→ **Records supplied**
------------------------------------------------
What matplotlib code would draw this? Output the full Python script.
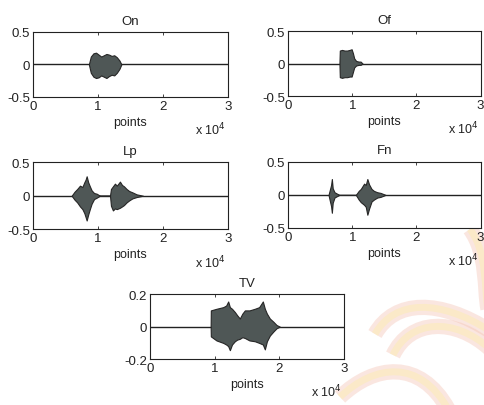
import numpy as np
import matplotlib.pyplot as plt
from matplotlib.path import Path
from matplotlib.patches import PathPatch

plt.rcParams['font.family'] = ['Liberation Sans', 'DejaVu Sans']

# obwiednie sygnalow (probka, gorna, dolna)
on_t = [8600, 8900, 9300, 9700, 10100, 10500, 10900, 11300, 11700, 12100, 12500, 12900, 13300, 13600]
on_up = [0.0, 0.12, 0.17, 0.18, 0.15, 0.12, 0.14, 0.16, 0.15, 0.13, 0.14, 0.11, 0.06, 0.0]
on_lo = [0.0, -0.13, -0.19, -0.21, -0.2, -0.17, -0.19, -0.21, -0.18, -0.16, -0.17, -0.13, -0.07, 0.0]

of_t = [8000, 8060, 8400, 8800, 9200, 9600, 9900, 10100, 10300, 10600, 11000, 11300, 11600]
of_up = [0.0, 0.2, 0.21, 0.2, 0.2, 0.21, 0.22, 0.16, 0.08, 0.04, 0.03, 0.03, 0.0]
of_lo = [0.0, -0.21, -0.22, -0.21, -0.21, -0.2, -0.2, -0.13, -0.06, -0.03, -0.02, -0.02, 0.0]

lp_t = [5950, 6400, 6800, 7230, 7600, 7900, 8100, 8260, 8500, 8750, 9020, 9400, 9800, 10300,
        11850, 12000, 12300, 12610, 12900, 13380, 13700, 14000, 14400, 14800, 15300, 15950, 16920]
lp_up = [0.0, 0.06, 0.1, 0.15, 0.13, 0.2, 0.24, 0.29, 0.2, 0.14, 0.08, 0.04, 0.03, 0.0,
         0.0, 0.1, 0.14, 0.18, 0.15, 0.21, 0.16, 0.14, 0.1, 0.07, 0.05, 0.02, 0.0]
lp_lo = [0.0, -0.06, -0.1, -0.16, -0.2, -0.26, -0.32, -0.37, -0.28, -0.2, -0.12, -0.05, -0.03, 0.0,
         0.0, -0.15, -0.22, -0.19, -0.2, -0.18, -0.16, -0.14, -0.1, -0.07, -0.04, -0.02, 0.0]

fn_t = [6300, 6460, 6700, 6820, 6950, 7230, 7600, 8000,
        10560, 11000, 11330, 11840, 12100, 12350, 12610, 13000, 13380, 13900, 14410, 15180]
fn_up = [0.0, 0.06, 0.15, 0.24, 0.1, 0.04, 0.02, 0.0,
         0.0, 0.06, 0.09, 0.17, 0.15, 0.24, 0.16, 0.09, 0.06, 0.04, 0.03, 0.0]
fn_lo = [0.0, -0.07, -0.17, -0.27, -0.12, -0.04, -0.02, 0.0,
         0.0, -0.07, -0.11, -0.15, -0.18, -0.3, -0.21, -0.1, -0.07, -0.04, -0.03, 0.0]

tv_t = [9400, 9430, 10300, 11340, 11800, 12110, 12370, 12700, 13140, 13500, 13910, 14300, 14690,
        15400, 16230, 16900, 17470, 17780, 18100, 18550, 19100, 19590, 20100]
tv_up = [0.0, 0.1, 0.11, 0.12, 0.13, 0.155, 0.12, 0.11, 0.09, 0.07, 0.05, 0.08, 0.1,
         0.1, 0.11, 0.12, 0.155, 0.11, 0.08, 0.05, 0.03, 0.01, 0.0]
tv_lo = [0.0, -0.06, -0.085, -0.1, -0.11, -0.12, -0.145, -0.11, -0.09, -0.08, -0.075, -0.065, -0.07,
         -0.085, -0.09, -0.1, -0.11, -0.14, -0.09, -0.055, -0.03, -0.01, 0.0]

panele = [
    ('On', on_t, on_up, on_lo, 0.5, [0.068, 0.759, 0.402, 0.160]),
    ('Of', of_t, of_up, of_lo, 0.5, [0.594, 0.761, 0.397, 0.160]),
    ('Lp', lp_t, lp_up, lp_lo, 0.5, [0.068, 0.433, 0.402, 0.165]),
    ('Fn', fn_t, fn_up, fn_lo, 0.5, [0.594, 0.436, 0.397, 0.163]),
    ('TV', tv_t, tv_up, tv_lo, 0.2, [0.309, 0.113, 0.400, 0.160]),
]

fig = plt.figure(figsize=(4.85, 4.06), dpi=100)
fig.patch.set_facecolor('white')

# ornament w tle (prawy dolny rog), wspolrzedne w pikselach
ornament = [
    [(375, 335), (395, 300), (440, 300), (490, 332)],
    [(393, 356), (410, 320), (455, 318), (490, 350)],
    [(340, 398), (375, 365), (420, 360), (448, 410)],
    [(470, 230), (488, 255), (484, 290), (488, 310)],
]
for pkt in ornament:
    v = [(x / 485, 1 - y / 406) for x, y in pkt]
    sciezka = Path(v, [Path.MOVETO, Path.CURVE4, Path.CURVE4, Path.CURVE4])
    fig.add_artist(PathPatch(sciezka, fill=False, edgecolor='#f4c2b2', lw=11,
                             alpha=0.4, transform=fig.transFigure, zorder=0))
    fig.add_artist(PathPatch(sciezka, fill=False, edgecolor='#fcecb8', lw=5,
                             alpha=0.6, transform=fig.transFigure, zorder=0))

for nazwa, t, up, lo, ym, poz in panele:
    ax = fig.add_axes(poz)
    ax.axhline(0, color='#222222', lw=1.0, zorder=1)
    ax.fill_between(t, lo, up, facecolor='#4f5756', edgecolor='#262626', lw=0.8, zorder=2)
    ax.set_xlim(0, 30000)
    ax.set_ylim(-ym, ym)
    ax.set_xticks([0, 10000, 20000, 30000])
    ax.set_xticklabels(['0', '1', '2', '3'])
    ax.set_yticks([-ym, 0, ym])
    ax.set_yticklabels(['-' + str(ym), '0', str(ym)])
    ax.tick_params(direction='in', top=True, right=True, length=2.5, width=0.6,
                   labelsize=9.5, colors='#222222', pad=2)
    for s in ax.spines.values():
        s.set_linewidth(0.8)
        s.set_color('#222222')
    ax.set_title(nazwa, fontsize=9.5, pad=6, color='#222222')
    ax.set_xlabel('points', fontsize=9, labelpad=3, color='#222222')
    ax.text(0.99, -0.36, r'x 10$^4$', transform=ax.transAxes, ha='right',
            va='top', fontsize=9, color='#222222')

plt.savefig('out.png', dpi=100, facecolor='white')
------------------------------------------------
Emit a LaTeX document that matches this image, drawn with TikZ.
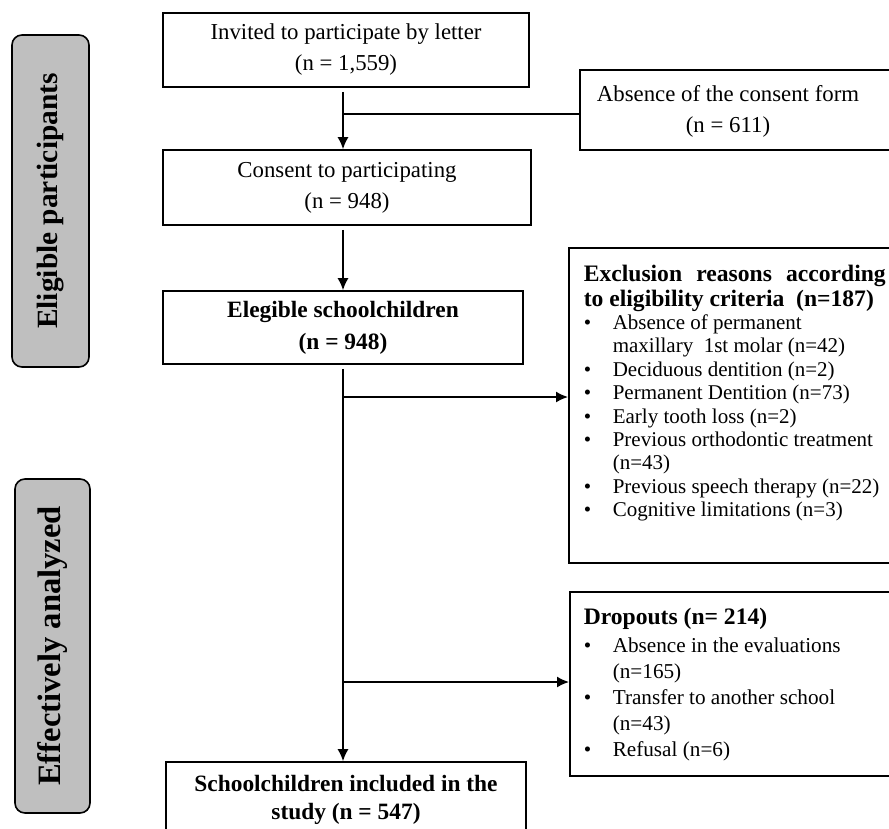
------------------------------------------------
→ **Brief**
What lines above run from the one with "What matplotlib code" to the one with "-0.04, -0.02, 0.0]"? Give them again exactly, ends included, and leave the pictures out.

→ **Answer to the task**
What matplotlib code would draw this? Output the full Python script.
import numpy as np
import matplotlib.pyplot as plt
from matplotlib.path import Path
from matplotlib.patches import PathPatch

plt.rcParams['font.family'] = ['Liberation Sans', 'DejaVu Sans']

# obwiednie sygnalow (probka, gorna, dolna)
on_t = [8600, 8900, 9300, 9700, 10100, 10500, 10900, 11300, 11700, 12100, 12500, 12900, 13300, 13600]
on_up = [0.0, 0.12, 0.17, 0.18, 0.15, 0.12, 0.14, 0.16, 0.15, 0.13, 0.14, 0.11, 0.06, 0.0]
on_lo = [0.0, -0.13, -0.19, -0.21, -0.2, -0.17, -0.19, -0.21, -0.18, -0.16, -0.17, -0.13, -0.07, 0.0]

of_t = [8000, 8060, 8400, 8800, 9200, 9600, 9900, 10100, 10300, 10600, 11000, 11300, 11600]
of_up = [0.0, 0.2, 0.21, 0.2, 0.2, 0.21, 0.22, 0.16, 0.08, 0.04, 0.03, 0.03, 0.0]
of_lo = [0.0, -0.21, -0.22, -0.21, -0.21, -0.2, -0.2, -0.13, -0.06, -0.03, -0.02, -0.02, 0.0]

lp_t = [5950, 6400, 6800, 7230, 7600, 7900, 8100, 8260, 8500, 8750, 9020, 9400, 9800, 10300,
        11850, 12000, 12300, 12610, 12900, 13380, 13700, 14000, 14400, 14800, 15300, 15950, 16920]
lp_up = [0.0, 0.06, 0.1, 0.15, 0.13, 0.2, 0.24, 0.29, 0.2, 0.14, 0.08, 0.04, 0.03, 0.0,
         0.0, 0.1, 0.14, 0.18, 0.15, 0.21, 0.16, 0.14, 0.1, 0.07, 0.05, 0.02, 0.0]
lp_lo = [0.0, -0.06, -0.1, -0.16, -0.2, -0.26, -0.32, -0.37, -0.28, -0.2, -0.12, -0.05, -0.03, 0.0,
         0.0, -0.15, -0.22, -0.19, -0.2, -0.18, -0.16, -0.14, -0.1, -0.07, -0.04, -0.02, 0.0]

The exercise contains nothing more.